Lifetime Income. So there we have the lump sum payout option. The other option, the draw of a lifetime income benefit from the pension plan, has its own benefits:
- Depending on the election you make, the income you receive generally is guaranteed to last as long as you (or you and your spouse) do.
- Some pensions offer a cost of living adjustment, so your income will increase as inflation does.
- The income you receive is not affected by the ups and downs of the stock market.
However, just as we saw with the lump sum option, there are some things to consider when thinking about a lifetime income:
- How is your health? If your life expectancy is shorter than average, it may not make sense to take a benefit that is based on normal actuarial tables.
- Make sure that your benefit has a cost of living adjustment so your income will keep up with inflation.
- Make sure you are considering your spouse. What happens to your payout in the event that something happens to you?
- If you are choosing this benefit, then you should have a long life expectancy—so would delaying the benefit make sense?
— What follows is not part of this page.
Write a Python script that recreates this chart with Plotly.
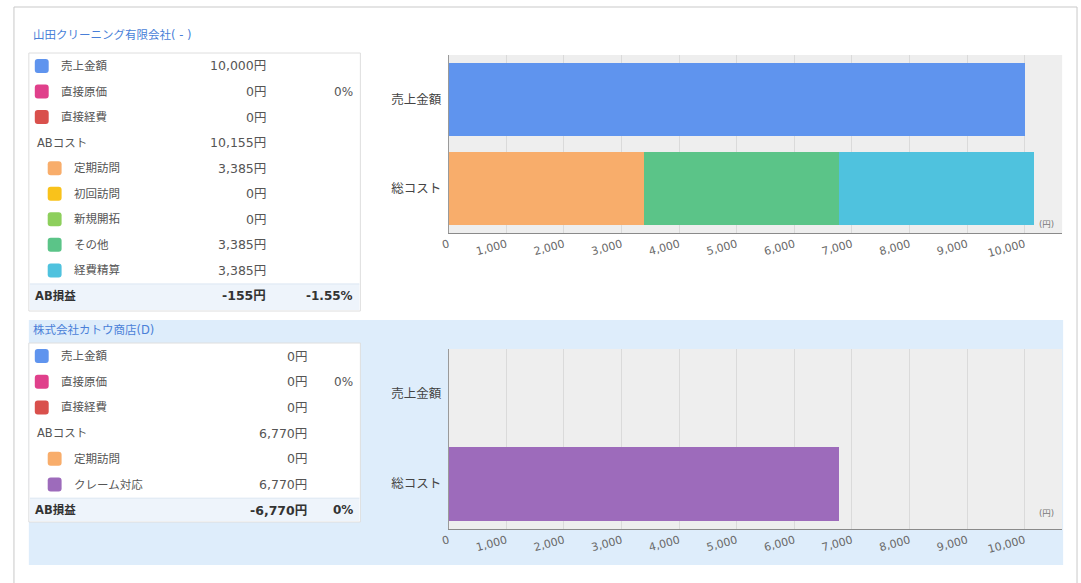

- Check the financial health of the company issuing the payout (hint: it may not be your employer). While your income may not be subject to stock market fluctuations, it can be impacted if something happens to the company guaranteeing your benefit.
- Do you have other assets that can satisfy your desire to leave a legacy?
- Interest rates are at historic lows. Since annuity payouts are tied to interest rates, taking a lifetime benefit could mean locking in a lower payment amount.
- Is the lifetime income a good deal? Are there alternative lifetime income options that are better?
- Speaking of good deals, before you take a lifetime benefit, ensure that you maximize your Social Security benefit—another guaranteed lifetime income.
Ultimately, the decision of whether or not to rollover your pension plan into an IRA is a complex, individual one. Make sure that you are making an educated decision that takes into account your goals for the future, your spouse, your desired legacy, and your entire financial picture. A wise decision will allow you to do more of the things that are most important to you, whether that’s retiring earlier, leaving more to charity or the kids, or sleeping well at night.
If you have questions get some advice. Preferably from an independent financial advisor.